_What is required_
Begin with the first line of the material and copy each line word for word through the line that contains "const red = '#ee3d33';"; the pictures are left out.

begin Data segment

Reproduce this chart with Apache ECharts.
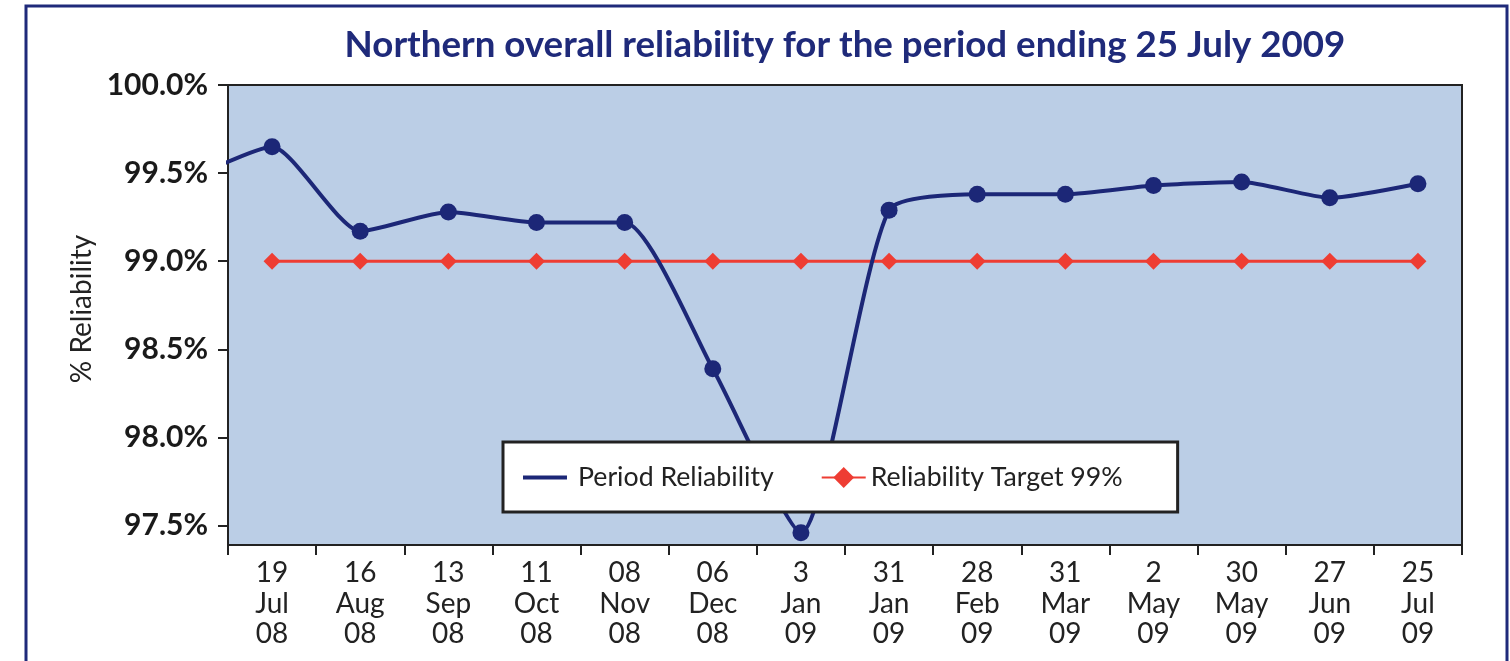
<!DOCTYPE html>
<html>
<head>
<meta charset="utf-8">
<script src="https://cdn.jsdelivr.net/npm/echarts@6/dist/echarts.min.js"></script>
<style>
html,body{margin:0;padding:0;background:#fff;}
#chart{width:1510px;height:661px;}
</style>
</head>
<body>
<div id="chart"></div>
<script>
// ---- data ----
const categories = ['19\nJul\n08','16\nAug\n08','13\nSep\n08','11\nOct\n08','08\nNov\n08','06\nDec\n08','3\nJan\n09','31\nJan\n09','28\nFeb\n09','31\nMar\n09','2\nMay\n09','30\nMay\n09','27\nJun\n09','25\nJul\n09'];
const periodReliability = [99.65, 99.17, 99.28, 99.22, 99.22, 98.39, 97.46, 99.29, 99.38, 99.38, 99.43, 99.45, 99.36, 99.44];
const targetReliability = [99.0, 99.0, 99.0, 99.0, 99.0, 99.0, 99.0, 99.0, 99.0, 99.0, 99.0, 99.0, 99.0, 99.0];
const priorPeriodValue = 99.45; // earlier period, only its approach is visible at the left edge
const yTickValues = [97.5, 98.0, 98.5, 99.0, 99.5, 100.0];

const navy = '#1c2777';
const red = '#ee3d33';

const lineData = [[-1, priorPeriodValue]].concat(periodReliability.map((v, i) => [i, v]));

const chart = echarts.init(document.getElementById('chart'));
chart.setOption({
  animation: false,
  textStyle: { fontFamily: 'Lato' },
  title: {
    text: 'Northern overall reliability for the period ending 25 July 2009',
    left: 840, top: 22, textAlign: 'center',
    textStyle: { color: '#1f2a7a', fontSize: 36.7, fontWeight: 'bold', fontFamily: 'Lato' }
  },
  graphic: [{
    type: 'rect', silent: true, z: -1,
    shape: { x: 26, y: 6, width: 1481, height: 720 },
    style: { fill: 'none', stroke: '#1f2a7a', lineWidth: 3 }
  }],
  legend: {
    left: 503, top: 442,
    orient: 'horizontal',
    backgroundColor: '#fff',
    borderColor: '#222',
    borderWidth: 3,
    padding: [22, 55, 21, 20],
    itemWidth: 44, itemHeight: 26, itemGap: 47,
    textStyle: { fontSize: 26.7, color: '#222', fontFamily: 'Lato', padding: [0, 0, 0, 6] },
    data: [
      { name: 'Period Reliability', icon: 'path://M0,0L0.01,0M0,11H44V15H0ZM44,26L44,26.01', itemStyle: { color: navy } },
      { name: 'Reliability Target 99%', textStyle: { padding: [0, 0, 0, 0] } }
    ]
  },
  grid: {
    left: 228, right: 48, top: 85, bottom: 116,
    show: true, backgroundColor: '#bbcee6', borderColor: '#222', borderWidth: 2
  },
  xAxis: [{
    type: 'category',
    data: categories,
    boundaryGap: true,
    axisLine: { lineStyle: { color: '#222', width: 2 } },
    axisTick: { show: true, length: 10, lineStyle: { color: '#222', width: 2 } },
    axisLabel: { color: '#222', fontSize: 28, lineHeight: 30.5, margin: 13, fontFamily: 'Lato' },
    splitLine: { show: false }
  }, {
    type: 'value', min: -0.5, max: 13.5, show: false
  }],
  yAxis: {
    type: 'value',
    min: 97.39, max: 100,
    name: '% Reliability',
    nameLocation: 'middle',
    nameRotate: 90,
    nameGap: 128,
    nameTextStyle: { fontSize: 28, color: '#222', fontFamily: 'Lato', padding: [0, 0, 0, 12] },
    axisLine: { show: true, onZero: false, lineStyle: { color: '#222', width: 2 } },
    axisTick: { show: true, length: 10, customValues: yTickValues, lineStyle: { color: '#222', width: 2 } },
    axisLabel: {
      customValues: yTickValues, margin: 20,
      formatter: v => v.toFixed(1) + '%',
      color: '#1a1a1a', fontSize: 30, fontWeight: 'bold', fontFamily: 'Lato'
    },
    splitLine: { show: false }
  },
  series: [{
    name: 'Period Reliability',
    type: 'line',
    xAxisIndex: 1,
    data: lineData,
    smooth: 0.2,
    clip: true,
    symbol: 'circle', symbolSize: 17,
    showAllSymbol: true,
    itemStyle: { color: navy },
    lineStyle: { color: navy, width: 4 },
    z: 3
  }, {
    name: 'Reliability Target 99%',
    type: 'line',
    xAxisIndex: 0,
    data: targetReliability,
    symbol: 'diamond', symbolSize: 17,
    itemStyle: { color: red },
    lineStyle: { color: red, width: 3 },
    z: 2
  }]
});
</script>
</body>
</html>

end Data segment

_Response to the task_
Reproduce this chart with Apache ECharts.
<!DOCTYPE html>
<html>
<head>
<meta charset="utf-8">
<script src="https://cdn.jsdelivr.net/npm/echarts@6/dist/echarts.min.js"></script>
<style>
html,body{margin:0;padding:0;background:#fff;}
#chart{width:1510px;height:661px;}
</style>
</head>
<body>
<div id="chart"></div>
<script>
// ---- data ----
const categories = ['19\nJul\n08','16\nAug\n08','13\nSep\n08','11\nOct\n08','08\nNov\n08','06\nDec\n08','3\nJan\n09','31\nJan\n09','28\nFeb\n09','31\nMar\n09','2\nMay\n09','30\nMay\n09','27\nJun\n09','25\nJul\n09'];
const periodReliability = [99.65, 99.17, 99.28, 99.22, 99.22, 98.39, 97.46, 99.29, 99.38, 99.38, 99.43, 99.45, 99.36, 99.44];
const targetReliability = [99.0, 99.0, 99.0, 99.0, 99.0, 99.0, 99.0, 99.0, 99.0, 99.0, 99.0, 99.0, 99.0, 99.0];
const priorPeriodValue = 99.45; // earlier period, only its approach is visible at the left edge
const yTickValues = [97.5, 98.0, 98.5, 99.0, 99.5, 100.0];

const navy = '#1c2777';
const red = '#ee3d33';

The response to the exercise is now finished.